Меня вело как пьяного.

– Что вы от меня хотите? – спросил я, зевая. – Спать хочу.

– Ты должен рассказать мне все, как было. Потом расписаться. И спать. Да?

– Нет, – ответил я, чувствуя опьяняющую силу колес. – Я не наркоман. И наркоманом никогда не был. В армии мы кололи себе витамины для мускулов.

Она не выдержала:

– Пошел вон. Из-за таких, как ты, наша армия …наша армия….– Она осеклась. – Тебе нельзя доверить оружие. А если ракета?

– Я служил во внутренних войсках. Мне все можно доверить. Простите, можно я уже пойду спать?

– Иди, – махнула рукой женщина, пропахшая медсестрой.

….

На третьей недели меня снова повели к психологу. Кабинет находился в недрах больницы, рядом с приемным покоем. По лабиринтам лестниц меня вел санитар Вася, которому я заказал сигареты.

В крохотном помещении сидела женщина в темных очках и что-то писала. Василий усадил меня на стул, сам удалился. Женщина долго писала – очень долго. Меня словно не было. Да мне на это было наплевать. Ради развлечения я стал внимательно разглядывать психолога. Во-первых, это была другая – не та, что допрашивала меня об отличии луны от армейских ботинок. Во-вторых, она сидела за столом в коротком халате, а под столом круглились аппетитные ноги в темных чулках и туфельки были слегка сняты – для удобства, вероятно. Над ее головой с короткой стрижкой витал нимб от подсветки зарешеченного окна.
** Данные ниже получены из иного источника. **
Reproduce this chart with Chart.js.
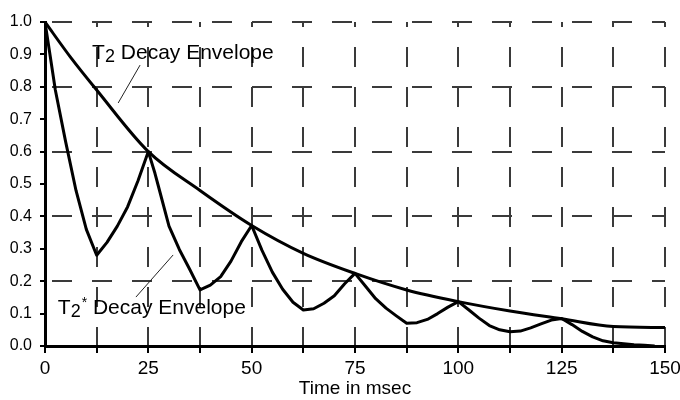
<!DOCTYPE html>
<html>
<head>
<meta charset="utf-8">
<script src="https://cdn.jsdelivr.net/npm/chart.js@4.4.1/dist/chart.umd.min.js"></script>
<style>
  html, body { margin: 0; padding: 0; background: #fff; }
</style>
</head>
<body>
<canvas id="decayChart" width="680" height="400"></canvas>
<script>
// T2 envelope
const envTime  = [0, 6.25, 12.5, 25, 37.5, 50, 62.5, 75, 87.5, 100, 112.5, 125, 137.5, 150];
const envValue = [1.0, 0.89, 0.79, 0.6, 0.48, 0.372, 0.286, 0.224, 0.173, 0.137, 0.108, 0.084, 0.06, 0.057];

// T2* signal (echo train)
const starTime  = [0, 1.2, 2.5, 5, 7.5, 10, 12.5, 15, 17.5, 20, 22.5, 25,
                   26.6, 27.5, 30, 32.5, 35, 37.5, 40, 42.5, 45, 47.5, 50,
                   52.5, 55, 57.5, 60, 62.5, 65, 67.5, 70, 72.5, 75,
                   77.5, 80, 82.5, 85, 87.5, 90, 92.5, 95, 97.5, 100,
                   102.5, 105, 107.5, 110, 112.5, 115, 117.5, 120, 122.5, 125,
                   127.5, 130, 132.5, 135, 137.5, 140, 142.5, 145, 147.5];
const starValue = [1.0, 0.9, 0.79, 0.63, 0.48, 0.36, 0.28, 0.32, 0.37, 0.43, 0.51, 0.6,
                   0.533, 0.49, 0.37, 0.298, 0.237, 0.173, 0.188, 0.214, 0.262, 0.322, 0.372,
                   0.295, 0.228, 0.175, 0.135, 0.111, 0.115, 0.132, 0.155, 0.192, 0.224,
                   0.185, 0.146, 0.117, 0.093, 0.07, 0.072, 0.082, 0.1, 0.12, 0.137,
                   0.112, 0.086, 0.063, 0.05, 0.044, 0.046, 0.056, 0.068, 0.08, 0.085,
                   0.066, 0.045, 0.028, 0.016, 0.01, 0.007, 0.004, 0.002, 0];

const xLabelTicks = [0, 25, 50, 75, 100, 125, 150];

// callout labels: text anchor and leader line, in data units
const labelNotes = [
  { star: false, at: [11.4, 0.904], from: [23.0, 0.867], to: [17.7, 0.75] },
  { star: true,  at: [3.1, 0.117],  from: [22.0, 0.151], to: [31.0, 0.281] }
];

const FONT = '"Liberation Sans", Arial, sans-serif';

const toPoints = (xs, ys) => xs.map((t, i) => ({ x: t, y: ys[i] }));

const labelPlugin = {
  id: 'decayLabels',
  afterDatasetsDraw(chart) {
    const { ctx } = chart;
    const xs = chart.scales.x;
    const ys = chart.scales.y;
    ctx.save();
    ctx.fillStyle = '#000';
    ctx.strokeStyle = '#222';
    ctx.lineWidth = 1;
    ctx.textBaseline = 'middle';
    ctx.textAlign = 'left';
    labelNotes.forEach(note => {
      ctx.beginPath();
      ctx.moveTo(xs.getPixelForValue(note.from[0]), ys.getPixelForValue(note.from[1]));
      ctx.lineTo(xs.getPixelForValue(note.to[0]), ys.getPixelForValue(note.to[1]));
      ctx.stroke();

      let px = xs.getPixelForValue(note.at[0]);
      const py = ys.getPixelForValue(note.at[1]);
      ctx.font = '21px ' + FONT;
      ctx.fillText('T', px, py);
      px += ctx.measureText('T').width;
      ctx.font = '18px ' + FONT;
      ctx.fillText('2', px, py + 4);
      px += ctx.measureText('2').width;
      if (note.star) {
        ctx.font = '14px ' + FONT;
        ctx.fillText('*', px + 1, py - 5);
        px += ctx.measureText('*').width + 1;
      }
      ctx.font = '21px ' + FONT;
      ctx.fillText(' Decay Envelope', px, py);
    });
    ctx.restore();
  }
};

const ctx = document.getElementById('decayChart').getContext('2d');
const decayChart = new Chart(ctx, {
  type: 'line',
  data: {
    datasets: [
      {
        label: 'T2 Decay Envelope',
        data: toPoints(envTime, envValue),
        borderColor: '#000',
        borderWidth: 3,
        cubicInterpolationMode: 'monotone',
        pointRadius: 0,
        fill: false,
      },
      {
        label: 'T2* Decay Envelope',
        data: toPoints(starTime, starValue),
        borderColor: '#000',
        borderWidth: 3,
        borderJoinStyle: 'round',
        tension: 0,
        pointRadius: 0,
        fill: false,
      }
    ]
  },
  options: {
    responsive: false,
    animation: false,
    layout: { padding: { top: 22, right: 15, left: 0, bottom: 0 } },
    plugins: {
      legend: { display: false },
      tooltip: { enabled: false },
    },
    scales: {
      x: {
        type: 'linear',
        min: 0,
        max: 150,
        afterFit: (scale) => {
          scale.height = 54;
          scale.paddingRight = 0;
          scale.paddingLeft = 0;
        },
        ticks: {
          stepSize: 12.5,
          maxRotation: 0,
          autoSkip: false,
          padding: 4,
          color: '#000',
          font: { family: FONT, size: 19 },
          callback: (v) => xLabelTicks.includes(v) ? String(v) : '',
        },
        grid: {
          color: (c) => (c.tick && c.tick.value === 0) ? 'rgba(0,0,0,0)' : '#3a3a3a',
          lineWidth: 2,
          tickColor: '#000',
          tickWidth: 2,
          tickLength: 7,
        },
        border: { display: true, color: '#000', width: 3, dash: [20, 20], dashOffset: 15 },
        title: {
          display: true,
          text: 'Time in msec',
          color: '#000',
          font: { family: FONT, size: 19 },
          padding: { top: 0, bottom: 0 },
        },
      },
      y: {
        min: 0,
        max: 1.0,
        afterFit: (scale) => {
          scale.width = 45;
          scale.paddingTop = 0;
          scale.paddingBottom = 0;
        },
        ticks: {
          stepSize: 0.1,
          padding: 8,
          color: '#000',
          font: { family: FONT, size: 16 },
          callback: (v) => Number(v).toFixed(1),
        },
        grid: {
          color: (c) => {
            if (!c.tick) return '#3a3a3a';
            const k = Math.round(c.tick.value * 10);
            return (k === 0 || k % 2 !== 0) ? 'rgba(0,0,0,0)' : '#3a3a3a';
          },
          lineWidth: 2,
          tickColor: '#000',
          tickWidth: 2,
          tickLength: 5,
        },
        border: { display: true, color: '#000', width: 3, dash: [20, 20], dashOffset: 35 },
      },
    },
  },
  plugins: [labelPlugin],
});
</script>
</body>
</html>
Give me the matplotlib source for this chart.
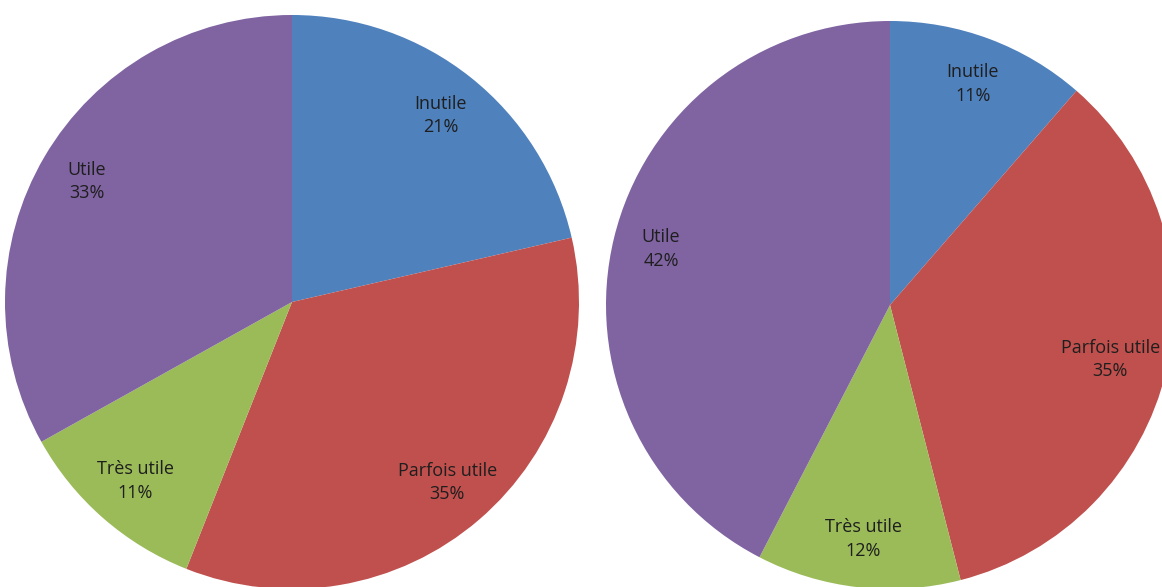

Я не люблю долго сидеть без дела. Прикрыл глаза и стал считать до ста. Если после ста она будет продолжать писанину, я спрошу, зачем я тут нахожусь. На восьмом десятке счета женщина задала мне почти тот же вопрос:

– Как вы думаете, зачем вас сюда привезли?

– Сержанту нужно было найти барана на заклание.

– Это как?

– Я уже рассказывал. В часть приехала комиссия из Москвы проверять оружейные склады, нужно было перевести стрелки на другое.

– То есть, наркотики вы не употребляли?

– Нет.

– В вашей части кто-нибудь употребляет наркотики?

– Не знаю. Может быть, вы слышали громкую историю о том, как два наши солдата украли барана, изнасиловали его, потом развели костер и съели?

– Да… что-то припоминаю… в газете писали. Вы считаете себя нормальным?

– Нет.

– В чем ваша ненормальность?

– В том же, в чем и всех людей. Думаем одно, говорим другое, делаем третье.

– Вы читали журнал с романом Рэгтайм?

– Я разделил чтение с другом по отделению.

– Если у вас не будет нарушений в эту неделю, я буду ходатайствовать о вашей выписке.

– Буду признателен.

Василий снова повел меня на отделение. Санитар изможденный, крупный, с лицом красным, с маленькими безразличными глазками, в которых ничего, кроме желания выспаться и сорвать с кого-нибудь куш.

– Сигареты завтра, – вяло сказал он, будто понимая мои мысли. – Опять моя смена. Серега запил.

Из коридора меня выселили на место умершего старика. В палате четверо. Один высокий худой студент, который каждую минуту отплевывался – будто бы год назад укусил кроличью шапку. Не псих. Но тип неприятный. Разговаривать не хочет и на все плюет в прямом смысле. Другой лежит на койке и постоянно изгибается, санитарка убирает за ним экскременты. Не встает. Не воспринимает мир напрочь. Наверное, шизофреник. Третий оперный артист с повязкой вокруг шеи. Молчит. Если он сорвет повязку и запоет, произойдет ядерный взрыв, и все погибнут. В своем роде, гуманист. Четвертый – поэт Чагин, худенький скромный мужичок в очках, которого я бы в обычной жизни принял за бухгалтера. Ожидает перевода в спецбольницу тюремного типа. Сидит на кровати и усердно строчит карандашом стихи в тетрадь. Трудно представить, что год назад в голове «бухгалтера» затикала мина, в носу появился трупный запах, Чагин соорудил обрез, пошел в магазин и снес там дробью полголовы продавца-кассира. Зачем? Известно одному Чагину и его бреду.